本研究では、噴火によって、火口付近の立ち入りが不可能な場合はもちろん、火口周辺の地形が大きく変化し、既往の基準点が失われたようなケースでも、位置やゆがみの補正をすることなく、迅速に差分計算し、噴出量などを求めることも想定した地形モデル作成のための計測方法を検討した。

2.現地での実証実験
2022年1月17日~1月19日に、伊豆大島で実証実験を実施した。使用したUAVはDJI PHANTOM 4 RTKである。対象範囲は、1986年噴火の溶岩流とした(図1)。

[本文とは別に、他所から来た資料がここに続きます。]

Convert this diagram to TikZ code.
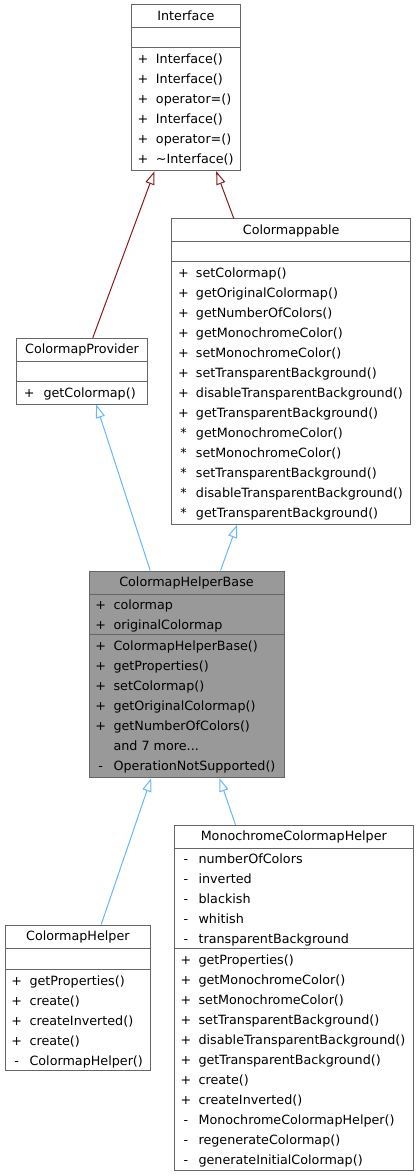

撮影した画像の枚数は、135枚である。
D-RTK 2を現場から見通せる基準点(高い精度の座標が把握できている箇所)に設置することで、GNSSからの信号を元に、UAVへリアルタイムに補正データを送り、測位データを生成するリアルタイム補正が可能となる。基準点なしでも精度の高い地形モデルが作成できることになる。

3. DJI Terraによる地形モデル作成
135枚の画像(解像度:5472×3648)をDJI Terraで処理した際の処理時間は、高解像度モード(フル:取得した画像の解像度のまま処理)の場合で約5分であった。他ソフトウェアに比べ、操作手順も少なく、処理時間も短いため、高速化の面でDJI Terraを用いることは有効であることがわかった。

4. DJI Terraによるリアルタイムマッピング
DJI Terraには、飛行中(撮影中)に地形モデルを作成するリアルタイムマッピング機能がついている。リアルタイムマッピングでは、画像解像度を下げ、UAVからDJI Terraが入ったPCにデータを転送することで、処理速度を優先し、地形モデルを作成している。実際に、離陸位置から約600m離れた溶岩流を撮影し、飛行中にデータが転送された箇所から地形モデルがリアルタイムで作成されることを確認した。画像解像度を5472×3648から960×640に下げ、地形モデルが作成されていた。

5.精度検証
 今回GCPなしで作成した地形モデルと、2020年にMatrice210で撮影し後処理で基準点補正を行い作成した地形モデルの差分解析を行った(図2)。機材や撮影条件などの違いはあるが、DJI PHANTOM 4 RTKとD-RTK 2を組み合わせることで、GCPありと比べて、精度の差は小さく、十分な精度の地形モデルが作成できることが確認できた(図3)。

6.まとめ
 DJI PHANTOM 4 RTKとD-RTK 2を組み合わせることで、GCPなしでも位置精度の高い地形モデルを作成することができた。DJI PHANTOM 4 RTKの最大飛行時間は30分であり、噴火時の立入規制外からの撮影を考えると、一度に飛行で撮影できる範囲は小さいことが考えられる。今回、RTK-GNSS搭載型UAVを用いることが地形モデルを作成する上で重要なことがわかったため、遠距離飛行が可能なRTK-GNSS搭載型UAVも念頭に、より高精度な地形モデルを短時間に作成できるように、検討を進めていきたい。

本研究は、文部科学省の次世代火山研究・人材育成総合プロジェクトの一環で行ったものである。